The same lack of specificity occurs among the few companies that agree
to discuss this issue. Iberia is one of them, possibly because its
commitment in Cuba already has visible results after the restoration of
direct flights from Madrid to Havana which will begin to operate daily
“starting on 2 June.”

However, the denies that the increase in flights is because of
changes that have occurred in Cuba and says it is for internal reasons.
“If Iberia has returned to Havana, it is mainly due to the
transformation process in our own company, which has enabled us to
reduce costs, improve product and service and therefore revenue,” they say.

The Globalia group is also strengthening its presence on the island,
with the opening of a new air route and a hotel.
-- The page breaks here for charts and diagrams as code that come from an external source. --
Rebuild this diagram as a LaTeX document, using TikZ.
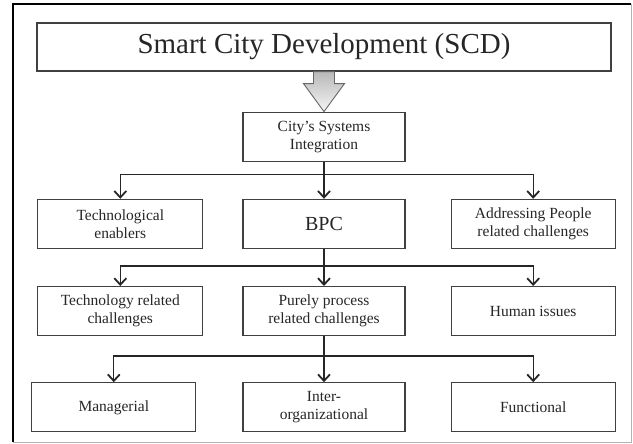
\documentclass[tikz,border=0pt]{standalone}
\usepackage{fontspec}
\setmainfont{Liberation Serif}
\usepackage{tikz}
\usetikzlibrary{arrows.meta,positioning,calc}

\begin{document}
\begin{tikzpicture}[
    node distance=37pt and 39pt,
    every node/.style={font=\fontsize{15.5}{18}\selectfont, text=black!85},
    box/.style={
      rectangle, draw=black!75, line width=1.2pt,
      minimum width=162pt, minimum height=49pt,
      align=center, inner sep=2pt
    },
    titlebox/.style={
      box, minimum width=574pt, minimum height=48pt,
      font=\fontsize{29}{34}\selectfont
    },
    arr/.style={-{Straight Barb[length=6.5pt,width=12pt,line width=1.8pt]}, line width=1.3pt, draw=black!85},
    fatarrow/.style={draw=black!60, line width=0.9pt, top color=gray!55, bottom color=gray!8}
  ]
  \useasboundingbox (-324pt,47pt) rectangle (309pt,-397pt);

  % Outer frame
  \coordinate (fnw) at (-311pt,43pt);
  \coordinate (fse) at (307pt,-395pt);
  \draw[black, line width=2pt] (fse -| fnw) -- (fnw) -- (fnw -| fse);
  \draw[gray!60, line width=0.8pt] (fnw -| fse) -- (fse) -- (fse -| fnw);

  % Top of the tree
  \node[titlebox] (title) {Smart City Development (SCD)};
  \node[box, below=40pt of title] (csi) {City's Systems\\Integration};

  % Second level
  \node[box, below=of csi, font=\fontsize{20}{24}\selectfont] (bpc) {BPC};
  \node[box, minimum width=165pt, left=of bpc] (techen) {Technological\\enablers};
  \node[box, minimum width=164pt, right=45pt of bpc] (people) {Addressing People\\related challenges};

  % Third level
  \node[box, below=of bpc] (purely) {Purely process\\related challenges};
  \node[box, minimum width=165pt, left=of purely] (techch) {Technology related\\challenges};
  \node[box, minimum width=164pt, right=45pt of purely] (human) {Human issues};

  % Fourth level
  \node[box, below=46pt of purely] (inter) {Inter-\\organizational};
  \node[box, minimum width=164pt, left=46pt of inter] (manag) {Managerial};
  \node[box, minimum width=164pt, right=45pt of inter] (func) {Functional};

  % Hollow arrow
  \draw[fatarrow] ([xshift=-10.5pt]title.south)
    -- ([xshift=-10.5pt,yshift=-12pt]title.south)
    -- ([xshift=-20.5pt,yshift=-12pt]title.south)
    -- (csi.north)
    -- ([xshift=20.5pt,yshift=-12pt]title.south)
    -- ([xshift=10.5pt,yshift=-12pt]title.south)
    -- ([xshift=10.5pt]title.south) -- cycle;

  % Branch points
  \coordinate (j1) at ($(csi.south)!0.35!(bpc.north)$);
  \coordinate (j2) at ($(bpc.south)!0.46!(purely.north)$);
  \coordinate (j3) at ($(purely.south)!0.43!(inter.north)$);

  % Arrows
  \draw[arr] (csi.south) -- (bpc.north);
  \draw[arr] (j1) -| (techen.north);
  \draw[arr] (j1) -| (people.north);
  \draw[arr] (bpc.south) -- (purely.north);
  \draw[arr] (j2) -| (techch.north);
  \draw[arr] (j2) -| (human.north);
  \draw[arr] (purely.south) -- (inter.north);
  \draw[arr] (j3) -| (manag.north);
  \draw[arr] (j3) -| (func.north);

\end{tikzpicture}
\end{document}
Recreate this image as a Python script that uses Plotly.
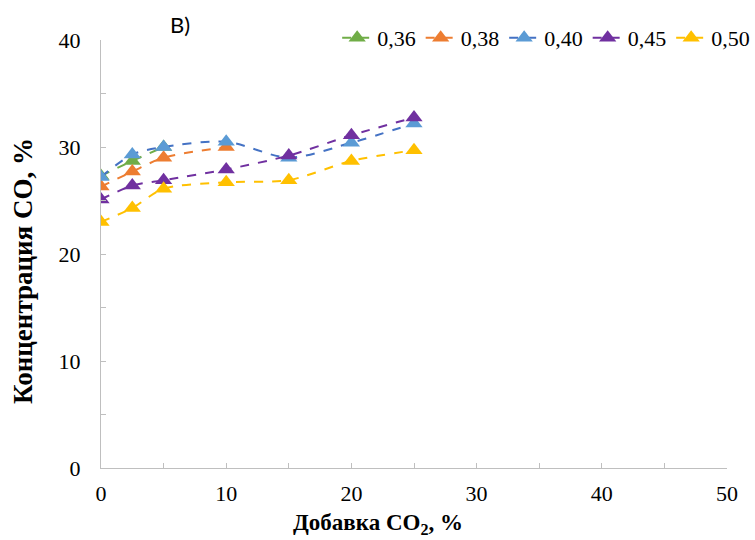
import plotly.graph_objects as go

# CO2 additive, %
x_add = [0, 2.5, 5, 10, 15, 20, 25]

# CO concentration, % for each excess-air ratio
co_036 = [27.3, 28.7, 30.0]
co_038 = [26.3, 27.7, 29.0, 30.0]
co_040 = [27.2, 29.3, 30.0, 30.5, 29.0, 30.4, 32.2]
co_045 = [25.1, 26.4, 26.9, 27.9, 29.2, 31.1, 32.75]
co_050 = [23.0, 24.3, 26.1, 26.7, 26.9, 28.7, 29.7]

series_names = ["0,36", "0,38", "0,40", "0,45", "0,50"]
series_values = [co_036, co_038, co_040, co_045, co_050]
marker_colors = ["#70AD47", "#ED7D31", "#5B9BD5", "#7030A0", "#FFC000"]
line_colors = ["#70AD47", "#ED7D31", "#4472C4", "#7030A0", "#FFC000"]

x_ticks = [0, 10, 20, 30, 40, 50]
y_ticks = [0, 10, 20, 30, 40]

serif = "'Liberation Serif', 'Times New Roman', Times, serif"

fig = go.Figure()
for name, vals, mc, lc in zip(series_names, series_values, marker_colors, line_colors):
    fig.add_trace(go.Scatter(
        x=x_add[:len(vals)], y=vals, name=name,
        mode="lines+markers",
        line=dict(color=lc, width=2, dash="dash", shape="spline", smoothing=0.8),
        marker=dict(symbol="triangle-up", size=15, color=mc),
    ))

axis_common = dict(
    showline=True, linecolor="#BFBFBF", linewidth=1,
    showgrid=False, zeroline=False,
    ticks="inside", ticklen=5, tickcolor="#BFBFBF",
    tickfont=dict(family=serif, size=22, color="#000"),
    minor=dict(ticks="inside", ticklen=5, tickcolor="#BFBFBF", dtick=5),
    automargin=False,
)

fig.update_xaxes(range=[0, 50], tickvals=x_ticks, ticklabelstandoff=6, **axis_common)
fig.update_yaxes(range=[0, 40], tickvals=y_ticks, ticklabelstandoff=15, **axis_common)

fig.update_layout(
    width=755, height=540,
    margin=dict(l=101, r=28, t=40, b=72, autoexpand=False),
    paper_bgcolor="white", plot_bgcolor="white",
    font=dict(family=serif, size=22, color="#000"),
    showlegend=True,
    legend=dict(
        orientation="h", x=1.045, xanchor="right", y=1.005, yanchor="middle",
        font=dict(family=serif, size=22, color="#000"),
        bgcolor="rgba(0,0,0,0)", itemwidth=30, tracegroupgap=0,
    ),
    annotations=[
        dict(text="В)", xref="paper", yref="paper", x=(180 - 101) / 626, y=1 + (40 - 24) / 428,
             showarrow=False, xanchor="center", yanchor="middle",
             font=dict(family="Lato", size=22, color="#000")),
        dict(text="<b>Добавка CO<sub>2</sub>, %</b>", xref="paper", yref="paper",
             x=(378 - 101) / 626, y=-(524 - 468) / 428, showarrow=False,
             xanchor="center", yanchor="middle",
             font=dict(family=serif, size=23, color="#000")),
        dict(text="<b>Концентрация CO, %</b>", xref="paper", yref="paper",
             x=-(101 - 23) / 626, y=(468 - 271) / 428, showarrow=False, textangle=-90,
             xanchor="center", yanchor="middle",
             font=dict(family=serif, size=27, color="#000")),
    ],
)

fig.write_html("out.html")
The service, operated
by Air Europa, will connect Madrid-Varadero from July 14 until Sept. 15
with two weekly flights, as announced by the company on Tuesday.

SEAT, the Spanish subsidiary of Volkswagen, has been present on the
island and the Spanish press reported an alleged request from the Cuban
Government to Madrid for the company to install a plant in the Mariel
Special Development Zone (ZEDM), in order to facilitate the renewal of
the battered fleet of cars on the island, but the company remains cautious.

“SEAT took part, along with other companies, in the business delegation
that visited Cuba in the framework of an official visit organized by the
Spanish Government. On this visit, SEAT knew the situation in the
country and the different proposals. Beyond this, we will not comment
about future plans,” said Ezequiel Aviles, head of corporate
communications for the car company. The company has had a representative
on the island since 2007, through which vehicles are sold in public
tenders/fleet bids made by the Cuban government through the Ministry of
Transport. However, Aviles gave no details on the number of vehicles sold.

Of thirty Spanish companies contacted, only the two mentioned provided
brief information to 14ymedio, beyond the usual expansions of the hotel
business that has maintained for years, and little is known.

The Urbas Financing Group also announced that it will participate in the
development of a major tourism and real estate luxury project in
Cienfuegos, although so far there is nothing concrete.

Source: Cuba’s State Monopoly on Hiring Slows Spanish Investment /
14ymedio | Translating Cuba –
translatingcuba.com/cubas-state-monopoly-on-hiring-slows-spanish-investment-14ymedio/

2 Responses to Cuba’s State Monopoly on Hiring Slows Spanish Investment

  • This is an optimistic article, one which points the way forward for needed improvements in Cuba without the usual political sniping that is included. As a frequent visitor to Cuba as a tourist, I have sometimes been appalled at the poor service in foreign-owned hotels, restaurants in the “CUC economy”, I have wondered to myself why these enterprises, offering salaries partly in CUC, can tolerate such poor service, when for every unsatisfactory employee working, they could get 100 replacements for that job who would be more efficient, friendly and hospitable.

    Appointments in any enterprise should be based on merit and ability. the much sought-after posts in the booming tourist industry should be filled by the able, energetic and friendly, not by deadbeats whose motto seems to be “service with a scowl”. This necessary reform would cost Cuba nothing to implement, and would produce a substantial improvement in customer service that tourists, especially from the USA in the future, will expect to receive.

    • In Cuba the regime controls all labor issue. Merit and ability do not enter in to it. Subservience does. That is except in the independent businesses that in reality offer far better service than any state enterprise.
      “Service with a scowl” is part of the restaurants and hotels of the regime. Service with a smile will be found in casas particulares and paladares. Get your facts right.